#### EXERCISE REQUIREMENTS
Everything in the listing except the pictures should be written out exactly.

#### DATA LINES
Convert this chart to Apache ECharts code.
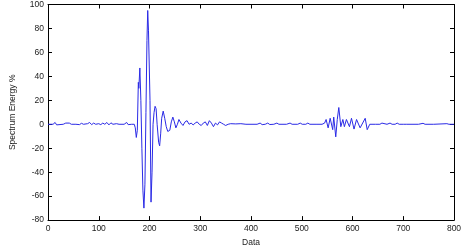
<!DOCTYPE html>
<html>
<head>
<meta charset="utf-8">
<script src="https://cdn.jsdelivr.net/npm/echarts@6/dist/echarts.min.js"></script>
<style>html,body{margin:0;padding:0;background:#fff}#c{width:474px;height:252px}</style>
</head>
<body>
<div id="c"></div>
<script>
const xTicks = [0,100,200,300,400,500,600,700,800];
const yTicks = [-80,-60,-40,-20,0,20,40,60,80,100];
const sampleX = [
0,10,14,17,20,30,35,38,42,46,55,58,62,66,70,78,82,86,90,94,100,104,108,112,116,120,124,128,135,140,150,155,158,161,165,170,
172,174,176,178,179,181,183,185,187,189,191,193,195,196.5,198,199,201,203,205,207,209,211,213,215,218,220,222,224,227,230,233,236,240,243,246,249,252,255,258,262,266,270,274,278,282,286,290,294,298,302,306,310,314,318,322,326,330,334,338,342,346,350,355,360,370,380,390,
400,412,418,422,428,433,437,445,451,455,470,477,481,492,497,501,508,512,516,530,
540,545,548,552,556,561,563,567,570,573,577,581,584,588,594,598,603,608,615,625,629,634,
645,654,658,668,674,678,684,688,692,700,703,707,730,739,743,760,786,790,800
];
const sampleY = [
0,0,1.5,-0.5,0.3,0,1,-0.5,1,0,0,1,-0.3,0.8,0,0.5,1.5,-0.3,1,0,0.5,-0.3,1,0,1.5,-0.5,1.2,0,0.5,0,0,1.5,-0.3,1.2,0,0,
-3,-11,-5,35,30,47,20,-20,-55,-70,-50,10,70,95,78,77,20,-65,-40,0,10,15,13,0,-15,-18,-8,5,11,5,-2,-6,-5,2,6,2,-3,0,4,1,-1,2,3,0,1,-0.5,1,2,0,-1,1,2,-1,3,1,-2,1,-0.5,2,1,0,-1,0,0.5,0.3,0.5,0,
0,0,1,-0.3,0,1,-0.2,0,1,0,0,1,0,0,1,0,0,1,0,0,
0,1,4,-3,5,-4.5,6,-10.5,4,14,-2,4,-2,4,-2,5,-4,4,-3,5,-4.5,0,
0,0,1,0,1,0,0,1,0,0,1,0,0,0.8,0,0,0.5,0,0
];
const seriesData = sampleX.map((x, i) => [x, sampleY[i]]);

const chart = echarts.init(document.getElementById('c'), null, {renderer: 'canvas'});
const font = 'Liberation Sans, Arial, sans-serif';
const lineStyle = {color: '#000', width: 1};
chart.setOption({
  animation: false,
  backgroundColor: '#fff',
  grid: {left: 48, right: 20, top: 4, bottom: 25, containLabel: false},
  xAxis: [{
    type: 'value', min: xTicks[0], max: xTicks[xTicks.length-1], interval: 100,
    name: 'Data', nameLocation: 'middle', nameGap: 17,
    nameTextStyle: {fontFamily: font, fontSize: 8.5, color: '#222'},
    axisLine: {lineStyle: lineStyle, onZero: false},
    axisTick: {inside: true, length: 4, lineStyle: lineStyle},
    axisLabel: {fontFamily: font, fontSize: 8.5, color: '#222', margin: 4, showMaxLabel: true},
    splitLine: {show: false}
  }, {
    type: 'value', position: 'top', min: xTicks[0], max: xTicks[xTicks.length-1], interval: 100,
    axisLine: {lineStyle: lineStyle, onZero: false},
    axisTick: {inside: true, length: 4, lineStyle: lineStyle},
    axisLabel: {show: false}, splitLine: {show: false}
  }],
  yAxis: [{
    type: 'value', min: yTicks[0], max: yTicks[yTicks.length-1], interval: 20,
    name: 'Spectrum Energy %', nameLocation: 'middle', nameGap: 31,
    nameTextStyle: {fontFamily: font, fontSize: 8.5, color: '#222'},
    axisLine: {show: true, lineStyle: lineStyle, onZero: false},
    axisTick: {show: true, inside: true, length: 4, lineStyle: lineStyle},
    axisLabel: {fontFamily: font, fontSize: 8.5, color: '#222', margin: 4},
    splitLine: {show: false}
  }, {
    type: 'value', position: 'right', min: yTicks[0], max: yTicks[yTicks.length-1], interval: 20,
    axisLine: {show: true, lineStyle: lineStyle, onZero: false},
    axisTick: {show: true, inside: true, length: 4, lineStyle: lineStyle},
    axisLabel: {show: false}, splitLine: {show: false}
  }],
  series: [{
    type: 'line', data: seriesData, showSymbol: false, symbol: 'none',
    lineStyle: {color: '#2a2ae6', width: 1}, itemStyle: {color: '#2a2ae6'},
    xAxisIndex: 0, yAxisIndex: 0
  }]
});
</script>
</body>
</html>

#### THE RESULT
Convert this chart to Apache ECharts code.
<!DOCTYPE html>
<html>
<head>
<meta charset="utf-8">
<script src="https://cdn.jsdelivr.net/npm/echarts@6/dist/echarts.min.js"></script>
<style>html,body{margin:0;padding:0;background:#fff}#c{width:474px;height:252px}</style>
</head>
<body>
<div id="c"></div>
<script>
const xTicks = [0,100,200,300,400,500,600,700,800];
const yTicks = [-80,-60,-40,-20,0,20,40,60,80,100];
const sampleX = [
0,10,14,17,20,30,35,38,42,46,55,58,62,66,70,78,82,86,90,94,100,104,108,112,116,120,124,128,135,140,150,155,158,161,165,170,
172,174,176,178,179,181,183,185,187,189,191,193,195,196.5,198,199,201,203,205,207,209,211,213,215,218,220,222,224,227,230,233,236,240,243,246,249,252,255,258,262,266,270,274,278,282,286,290,294,298,302,306,310,314,318,322,326,330,334,338,342,346,350,355,360,370,380,390,
400,412,418,422,428,433,437,445,451,455,470,477,481,492,497,501,508,512,516,530,
540,545,548,552,556,561,563,567,570,573,577,581,584,588,594,598,603,608,615,625,629,634,
645,654,658,668,674,678,684,688,692,700,703,707,730,739,743,760,786,790,800
];
const sampleY = [
0,0,1.5,-0.5,0.3,0,1,-0.5,1,0,0,1,-0.3,0.8,0,0.5,1.5,-0.3,1,0,0.5,-0.3,1,0,1.5,-0.5,1.2,0,0.5,0,0,1.5,-0.3,1.2,0,0,
-3,-11,-5,35,30,47,20,-20,-55,-70,-50,10,70,95,78,77,20,-65,-40,0,10,15,13,0,-15,-18,-8,5,11,5,-2,-6,-5,2,6,2,-3,0,4,1,-1,2,3,0,1,-0.5,1,2,0,-1,1,2,-1,3,1,-2,1,-0.5,2,1,0,-1,0,0.5,0.3,0.5,0,
0,0,1,-0.3,0,1,-0.2,0,1,0,0,1,0,0,1,0,0,1,0,0,
0,1,4,-3,5,-4.5,6,-10.5,4,14,-2,4,-2,4,-2,5,-4,4,-3,5,-4.5,0,
0,0,1,0,1,0,0,1,0,0,1,0,0,0.8,0,0,0.5,0,0
];
const seriesData = sampleX.map((x, i) => [x, sampleY[i]]);

const chart = echarts.init(document.getElementById('c'), null, {renderer: 'canvas'});
const font = 'Liberation Sans, Arial, sans-serif';
const lineStyle = {color: '#000', width: 1};
chart.setOption({
  animation: false,
  backgroundColor: '#fff',
  grid: {left: 48, right: 20, top: 4, bottom: 25, containLabel: false},
  xAxis: [{
    type: 'value', min: xTicks[0], max: xTicks[xTicks.length-1], interval: 100,
    name: 'Data', nameLocation: 'middle', nameGap: 17,
    nameTextStyle: {fontFamily: font, fontSize: 8.5, color: '#222'},
    axisLine: {lineStyle: lineStyle, onZero: false},
    axisTick: {inside: true, length: 4, lineStyle: lineStyle},
    axisLabel: {fontFamily: font, fontSize: 8.5, color: '#222', margin: 4, showMaxLabel: true},
    splitLine: {show: false}
  }, {
    type: 'value', position: 'top', min: xTicks[0], max: xTicks[xTicks.length-1], interval: 100,
    axisLine: {lineStyle: lineStyle, onZero: false},
    axisTick: {inside: true, length: 4, lineStyle: lineStyle},
    axisLabel: {show: false}, splitLine: {show: false}
  }],
  yAxis: [{
    type: 'value', min: yTicks[0], max: yTicks[yTicks.length-1], interval: 20,
    name: 'Spectrum Energy %', nameLocation: 'middle', nameGap: 31,
    nameTextStyle: {fontFamily: font, fontSize: 8.5, color: '#222'},
    axisLine: {show: true, lineStyle: lineStyle, onZero: false},
    axisTick: {show: true, inside: true, length: 4, lineStyle: lineStyle},
    axisLabel: {fontFamily: font, fontSize: 8.5, color: '#222', margin: 4},
    splitLine: {show: false}
  }, {
    type: 'value', position: 'right', min: yTicks[0], max: yTicks[yTicks.length-1], interval: 20,
    axisLine: {show: true, lineStyle: lineStyle, onZero: false},
    axisTick: {show: true, inside: true, length: 4, lineStyle: lineStyle},
    axisLabel: {show: false}, splitLine: {show: false}
  }],
  series: [{
    type: 'line', data: seriesData, showSymbol: false, symbol: 'none',
    lineStyle: {color: '#2a2ae6', width: 1}, itemStyle: {color: '#2a2ae6'},
    xAxisIndex: 0, yAxisIndex: 0
  }]
});
</script>
</body>
</html>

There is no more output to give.